Edge lifting: paint separating from the surface at the edges of boards, window frames, or mouldings. This indicates moisture movement beneath the film. Press the lifted area gently — if there is any sponginess in the wood beneath, moisture has penetrated to the substrate.
End grain exposure: any section where bare wood is exposed, particularly at the base of vertical elements such as cill ends, post bases, or the lower edge of barge boards. End grain absorbs moisture at a rate ten to twenty times greater than face grain and is where rot nearly always starts.
Joint failure: gaps opening between frames and masonry, or between adjacent sections of timber, particularly in cill and threshold areas. Even small gaps allow significant water ingress and should be sealed with a flexible paintable sealant (Geocel Trade Mate or similar) before repainting.
Colour bleaching or chalking: the paint may still be intact but has lost its depth and begun to chalk on the surface. This indicates the paint system is approaching the end of its effective life, and full repainting should be planned.
Touch-Up vs. Full Strip and Repaint
This is the key decision that annual inspection allows you to make correctly rather than by default.
Touch-up is appropriate when:
- Paint failure is localised to specific areas (typically edges and end grain) covering less than 20–30% of the element
- The bulk of the paint film is still well adhered, with no widespread checking or delamination
- The wood beneath any lifted paint is sound — firm and dry, not soft or discoloured
- The overall colour and gloss level is still broadly acceptable
Touch-up procedure: remove all loose paint to the edge of firm adhesion, feather the edge with medium-grit abrasive, prime any bare wood with an oil-based primer (Zinsser Cover Stain or Bedec Multi Purpose Primer), and apply one or two topcoats to the affected area in the same product as the existing finish.
Full strip and repaint is required when:
- Paint failure is widespread — affecting more than 30% of the element, or with general delamination across large areas
- The existing paint has built up to excessive thickness over many cycles of overpainting, causing loss of detail at mouldings and preventing adequate adhesion
- There is any softness, discolouration, or spongy feel in the wood — this indicates rot, which must be cut out and treated before repainting
- The previous owner used an incompatible paint type that cannot be effectively overcoated
Building a Maintenance Programme
For a typical London period townhouse, a well-run exterior woodwork maintenance programme looks like this:
Annually (April/May): full inspection as described above. Carry out all touch-up work identified. Seal any open joints. Note condition of all elements and flag anything that will require full repainting in the next one to two years.

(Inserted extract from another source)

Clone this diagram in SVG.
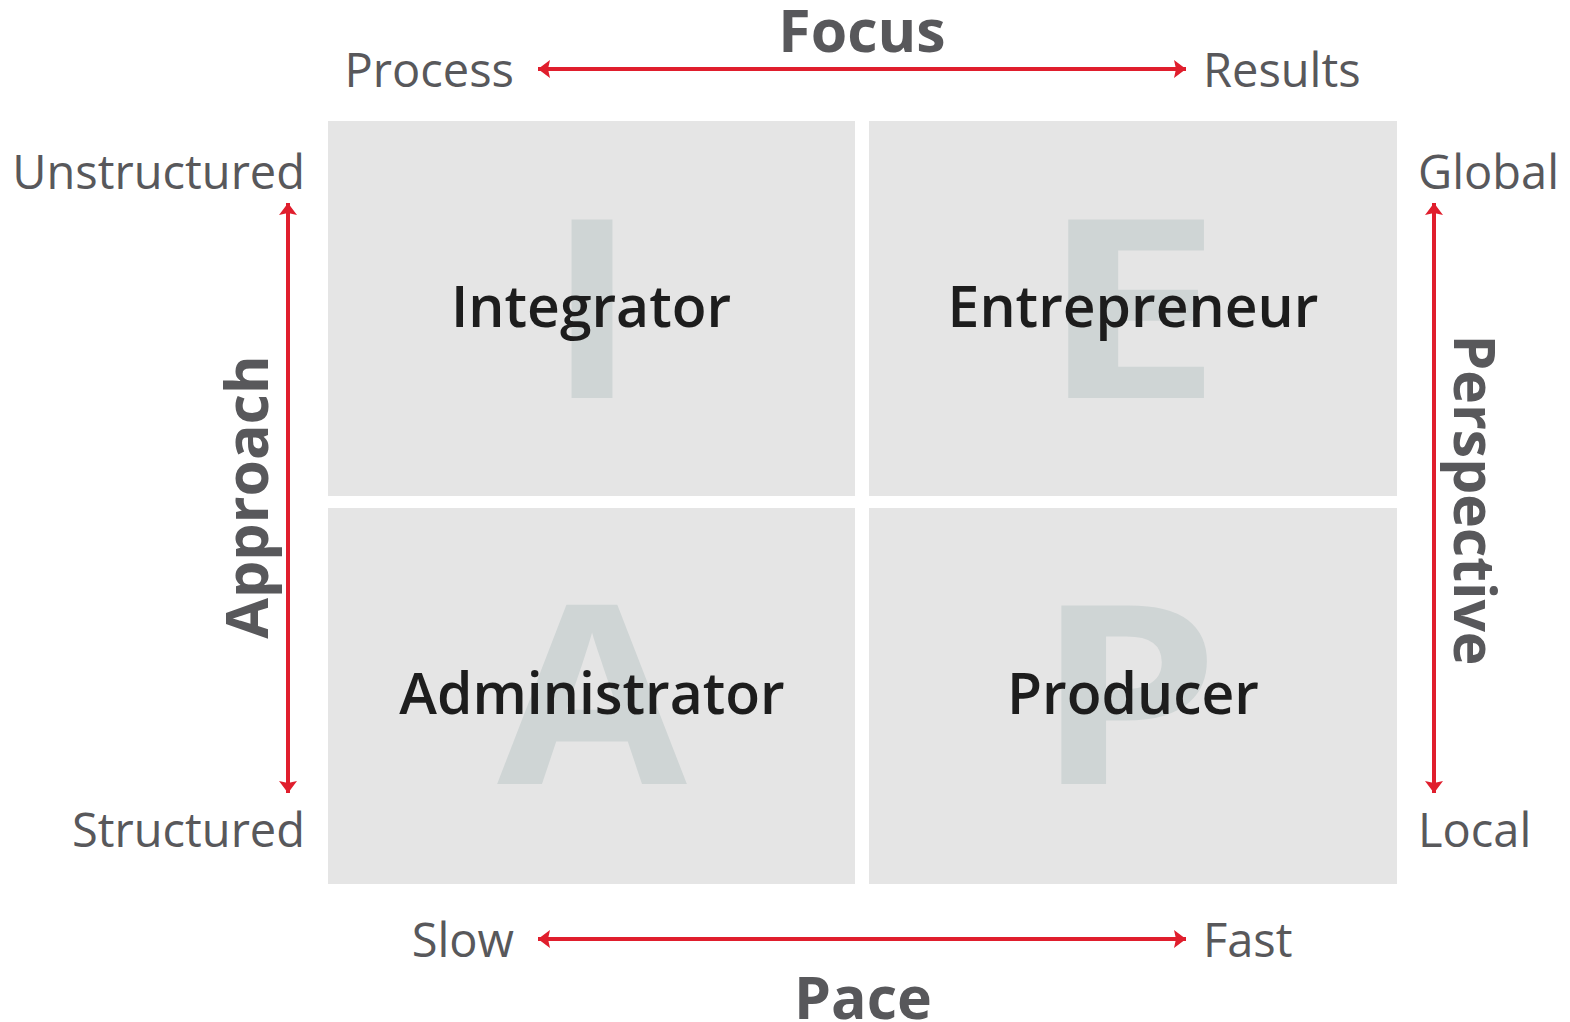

Every five to eight years: full repaint of all exterior woodwork. Strip any elements where build-up or failure requires it; sand and spot-prime others. Apply two full topcoats to all elements.
After any storm or severe weather event: spot check of elements most exposed to the prevailing wind — typically west-facing bays, parapet-level elements, and any projecting sills or cills. Address any storm damage promptly.
The cost of the annual programme is typically recovered many times over in extended intervals between full repaints and in the avoidance of rot remediation work.
Products That Last
For exterior woodwork in London's climate, oil-based gloss or a premium water-based alternative remains the most durable option. Dulux Trade Satinwood or Gloss, Johnstone's Joncryl, and Little Greene Intelligent Gloss all perform well. For a harder, more durable finish, a two-pack polyurethane paint or a factory-applied microporous woodstain system can be appropriate for specific elements.
The key is consistency — use the same product family across the maintenance programme. Mixing oil-based and water-based products on the same substrate, or applying over a previous unknown coating without testing compatibility, is a reliable route to adhesion failure.